» **SOURCE MATERIAL**:

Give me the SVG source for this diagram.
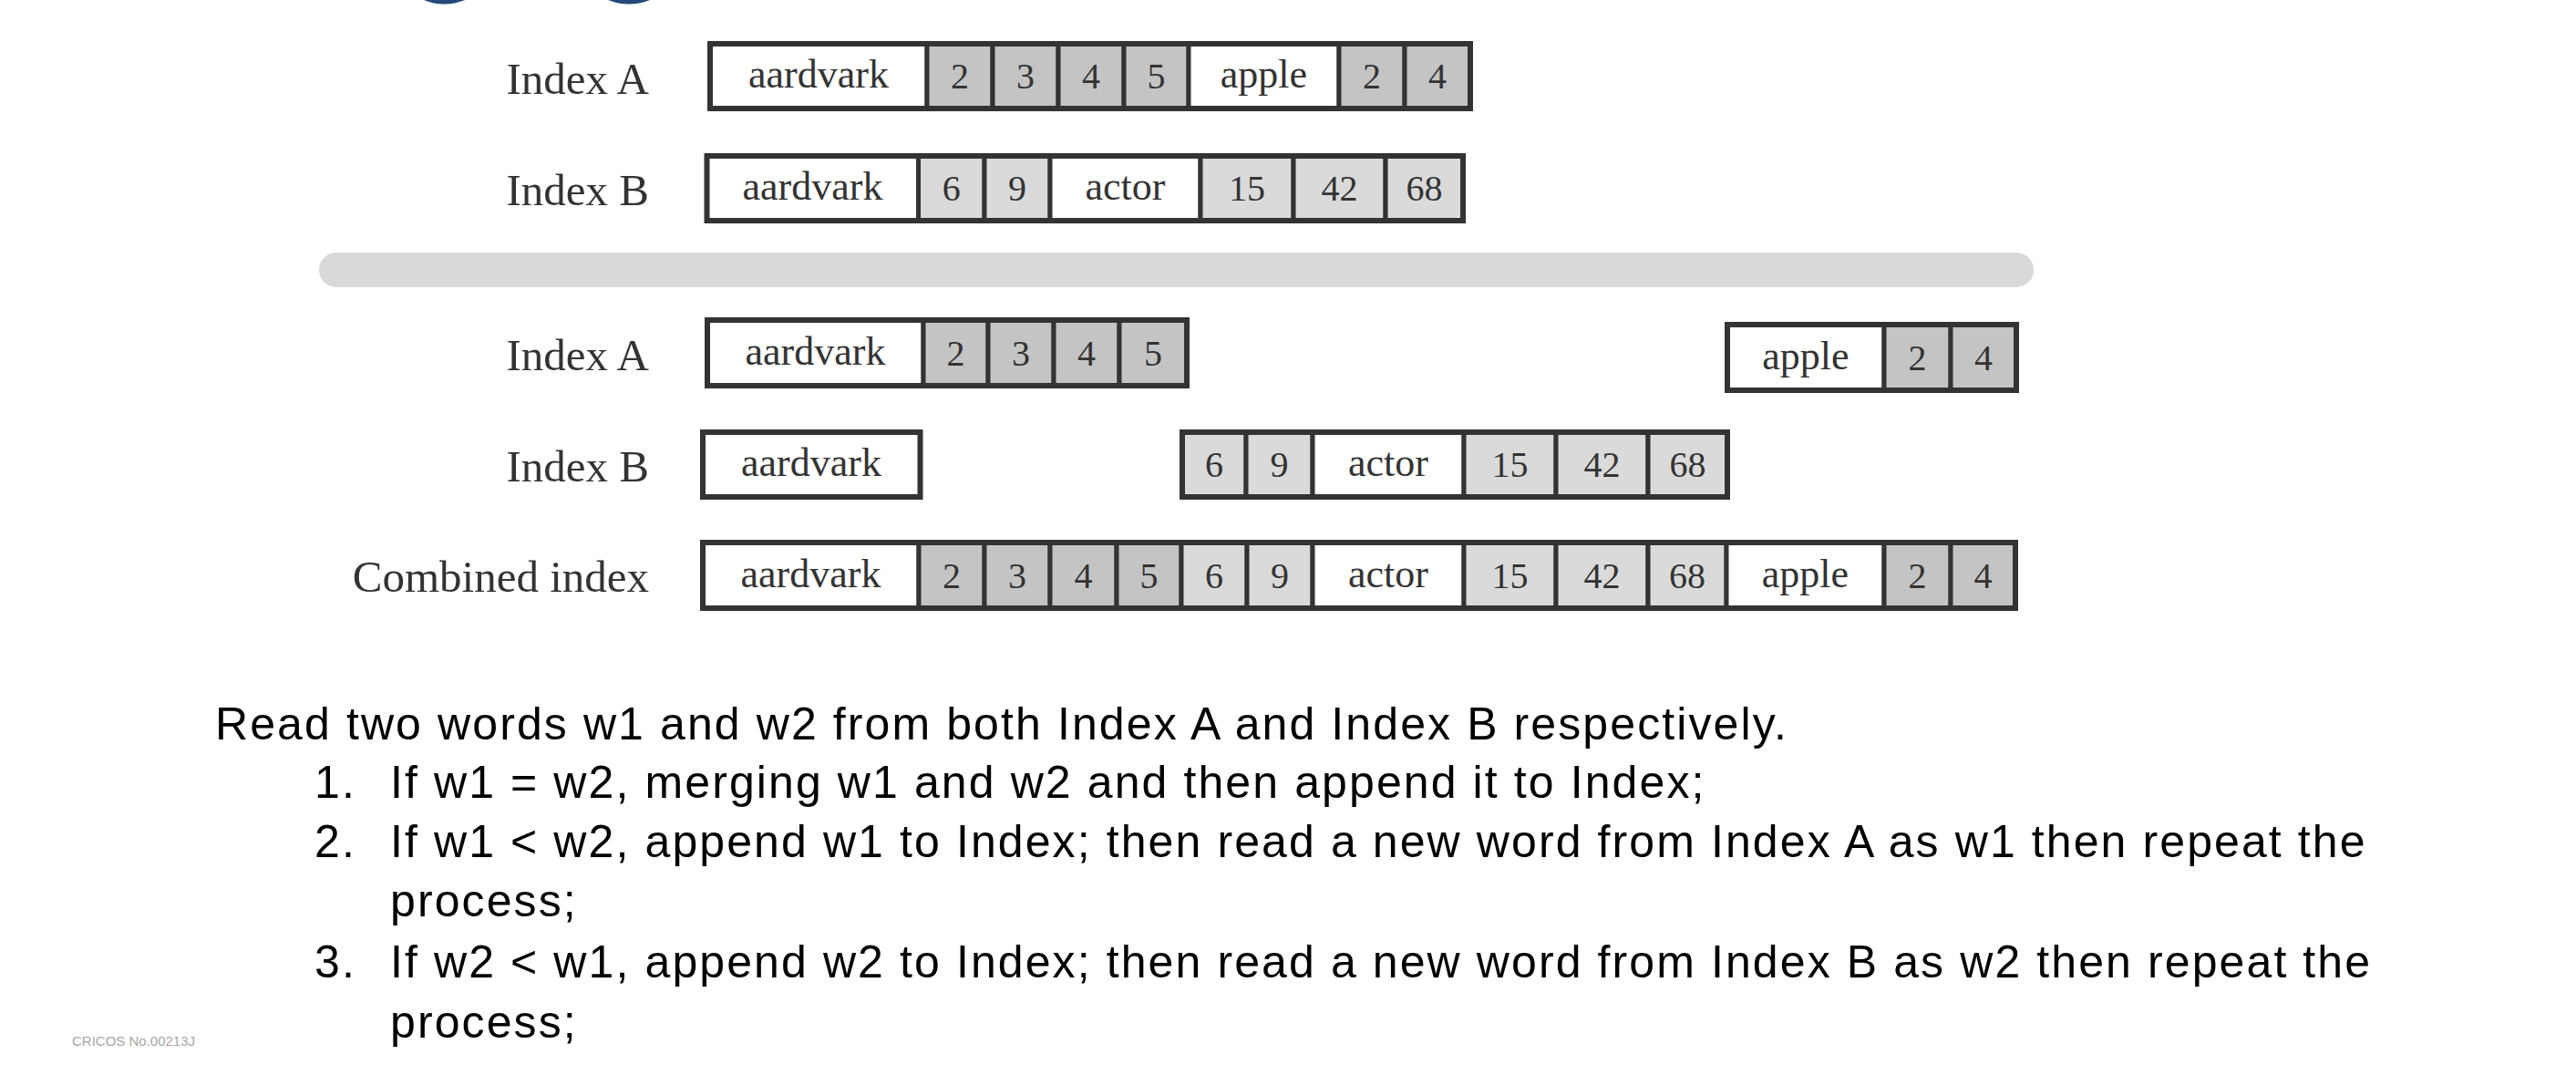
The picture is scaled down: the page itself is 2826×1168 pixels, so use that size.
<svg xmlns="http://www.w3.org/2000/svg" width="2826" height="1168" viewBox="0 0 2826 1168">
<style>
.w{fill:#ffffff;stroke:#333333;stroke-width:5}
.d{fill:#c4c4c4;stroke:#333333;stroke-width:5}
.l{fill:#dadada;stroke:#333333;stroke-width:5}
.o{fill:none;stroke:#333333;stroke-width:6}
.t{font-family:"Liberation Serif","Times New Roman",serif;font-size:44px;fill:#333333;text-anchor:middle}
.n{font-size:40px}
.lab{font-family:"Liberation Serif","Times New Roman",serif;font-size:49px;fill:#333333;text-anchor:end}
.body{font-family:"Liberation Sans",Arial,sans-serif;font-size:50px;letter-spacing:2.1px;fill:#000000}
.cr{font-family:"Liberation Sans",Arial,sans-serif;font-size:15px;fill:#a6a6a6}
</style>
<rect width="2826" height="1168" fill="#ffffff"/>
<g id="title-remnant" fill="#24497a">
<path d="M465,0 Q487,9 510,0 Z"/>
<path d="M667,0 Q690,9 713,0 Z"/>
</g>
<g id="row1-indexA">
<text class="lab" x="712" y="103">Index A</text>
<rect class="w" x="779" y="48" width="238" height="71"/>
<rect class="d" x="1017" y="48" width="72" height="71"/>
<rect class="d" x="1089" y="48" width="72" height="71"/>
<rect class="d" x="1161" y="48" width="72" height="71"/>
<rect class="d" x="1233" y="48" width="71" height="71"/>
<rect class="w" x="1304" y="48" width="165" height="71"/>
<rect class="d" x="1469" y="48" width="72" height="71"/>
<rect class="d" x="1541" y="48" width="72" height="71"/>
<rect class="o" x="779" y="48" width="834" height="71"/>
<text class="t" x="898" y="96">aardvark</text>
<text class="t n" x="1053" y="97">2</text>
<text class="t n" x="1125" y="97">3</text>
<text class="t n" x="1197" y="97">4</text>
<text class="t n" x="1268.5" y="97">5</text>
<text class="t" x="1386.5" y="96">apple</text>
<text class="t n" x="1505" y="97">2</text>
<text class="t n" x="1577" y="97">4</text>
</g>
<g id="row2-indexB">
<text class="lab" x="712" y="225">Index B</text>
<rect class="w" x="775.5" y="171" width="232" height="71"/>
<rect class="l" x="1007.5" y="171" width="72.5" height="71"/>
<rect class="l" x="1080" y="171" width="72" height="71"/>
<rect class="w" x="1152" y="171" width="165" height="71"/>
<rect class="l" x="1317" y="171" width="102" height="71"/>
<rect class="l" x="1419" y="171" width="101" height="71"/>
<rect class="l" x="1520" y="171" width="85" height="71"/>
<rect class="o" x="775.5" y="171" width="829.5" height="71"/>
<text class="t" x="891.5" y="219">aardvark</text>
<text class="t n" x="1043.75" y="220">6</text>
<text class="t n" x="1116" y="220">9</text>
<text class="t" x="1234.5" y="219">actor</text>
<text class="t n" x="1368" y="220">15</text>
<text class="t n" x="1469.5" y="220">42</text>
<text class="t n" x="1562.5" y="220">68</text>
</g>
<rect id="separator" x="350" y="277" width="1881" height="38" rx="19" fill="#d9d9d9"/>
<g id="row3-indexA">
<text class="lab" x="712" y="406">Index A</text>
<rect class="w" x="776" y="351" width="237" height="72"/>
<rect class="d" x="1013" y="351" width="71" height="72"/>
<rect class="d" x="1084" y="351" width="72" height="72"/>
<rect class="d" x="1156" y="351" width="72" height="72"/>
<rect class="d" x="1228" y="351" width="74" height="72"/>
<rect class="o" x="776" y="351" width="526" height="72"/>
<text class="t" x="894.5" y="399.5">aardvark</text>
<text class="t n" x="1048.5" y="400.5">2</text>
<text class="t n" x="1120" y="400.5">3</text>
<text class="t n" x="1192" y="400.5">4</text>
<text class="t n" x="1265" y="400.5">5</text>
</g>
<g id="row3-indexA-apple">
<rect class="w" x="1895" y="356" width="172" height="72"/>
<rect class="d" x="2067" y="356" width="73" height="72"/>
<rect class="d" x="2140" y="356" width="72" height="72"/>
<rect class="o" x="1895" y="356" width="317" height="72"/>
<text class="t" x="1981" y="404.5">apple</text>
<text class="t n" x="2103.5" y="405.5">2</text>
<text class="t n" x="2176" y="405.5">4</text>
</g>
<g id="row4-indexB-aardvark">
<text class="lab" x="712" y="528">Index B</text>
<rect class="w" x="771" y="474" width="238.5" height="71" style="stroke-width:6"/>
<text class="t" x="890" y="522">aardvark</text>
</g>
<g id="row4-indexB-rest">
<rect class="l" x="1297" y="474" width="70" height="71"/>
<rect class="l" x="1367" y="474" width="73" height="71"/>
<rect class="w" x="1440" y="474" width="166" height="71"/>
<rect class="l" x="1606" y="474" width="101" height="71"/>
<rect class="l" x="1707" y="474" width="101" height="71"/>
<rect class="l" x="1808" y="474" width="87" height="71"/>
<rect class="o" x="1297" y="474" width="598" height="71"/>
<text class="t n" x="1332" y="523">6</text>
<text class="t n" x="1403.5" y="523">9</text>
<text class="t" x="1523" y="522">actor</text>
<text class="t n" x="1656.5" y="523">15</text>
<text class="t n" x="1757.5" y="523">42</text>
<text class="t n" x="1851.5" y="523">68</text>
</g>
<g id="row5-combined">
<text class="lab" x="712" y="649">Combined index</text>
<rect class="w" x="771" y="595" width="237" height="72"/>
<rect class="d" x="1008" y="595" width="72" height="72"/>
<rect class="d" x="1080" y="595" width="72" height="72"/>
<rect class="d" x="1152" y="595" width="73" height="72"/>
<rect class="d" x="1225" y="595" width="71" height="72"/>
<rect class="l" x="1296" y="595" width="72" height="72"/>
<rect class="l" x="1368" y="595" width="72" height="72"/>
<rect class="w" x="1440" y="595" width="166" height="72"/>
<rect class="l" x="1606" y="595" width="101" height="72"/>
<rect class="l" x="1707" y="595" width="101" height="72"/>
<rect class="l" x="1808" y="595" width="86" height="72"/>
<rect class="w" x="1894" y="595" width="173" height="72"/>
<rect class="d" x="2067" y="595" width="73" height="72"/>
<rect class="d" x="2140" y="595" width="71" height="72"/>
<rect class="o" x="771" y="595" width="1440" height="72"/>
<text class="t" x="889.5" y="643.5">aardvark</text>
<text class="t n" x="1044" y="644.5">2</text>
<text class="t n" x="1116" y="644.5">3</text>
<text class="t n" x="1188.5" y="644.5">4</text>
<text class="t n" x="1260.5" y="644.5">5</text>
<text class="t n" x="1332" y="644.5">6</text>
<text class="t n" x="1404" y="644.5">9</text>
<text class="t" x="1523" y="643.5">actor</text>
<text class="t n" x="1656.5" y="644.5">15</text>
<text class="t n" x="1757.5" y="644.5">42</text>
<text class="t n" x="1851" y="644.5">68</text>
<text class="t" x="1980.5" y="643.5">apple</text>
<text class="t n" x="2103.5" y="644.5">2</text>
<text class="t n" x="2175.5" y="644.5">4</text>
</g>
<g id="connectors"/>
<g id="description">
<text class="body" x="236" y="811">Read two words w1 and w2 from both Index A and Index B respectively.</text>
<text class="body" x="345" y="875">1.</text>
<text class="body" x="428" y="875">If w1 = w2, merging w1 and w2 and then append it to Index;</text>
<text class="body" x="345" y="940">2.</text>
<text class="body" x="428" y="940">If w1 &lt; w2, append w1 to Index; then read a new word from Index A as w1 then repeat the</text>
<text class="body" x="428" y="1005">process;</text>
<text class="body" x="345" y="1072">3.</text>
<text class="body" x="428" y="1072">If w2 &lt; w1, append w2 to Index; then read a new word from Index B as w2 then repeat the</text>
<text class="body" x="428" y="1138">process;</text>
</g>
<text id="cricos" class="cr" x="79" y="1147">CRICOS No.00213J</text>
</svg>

» **GOAL OF THE EXERCISE**:
Go through the listing above and pull out each line containing the word "size".

» **SOLUTION BELOW**:
The picture is scaled down: the page itself is 2826×1168 pixels, so use that size.
.t{font-family:"Liberation Serif","Times New Roman",serif;font-size:44px;fill:#333333;text-anchor:middle}
.n{font-size:40px}
.lab{font-family:"Liberation Serif","Times New Roman",serif;font-size:49px;fill:#333333;text-anchor:end}
.body{font-family:"Liberation Sans",Arial,sans-serif;font-size:50px;letter-spacing:2.1px;fill:#000000}
.cr{font-family:"Liberation Sans",Arial,sans-serif;font-size:15px;fill:#a6a6a6}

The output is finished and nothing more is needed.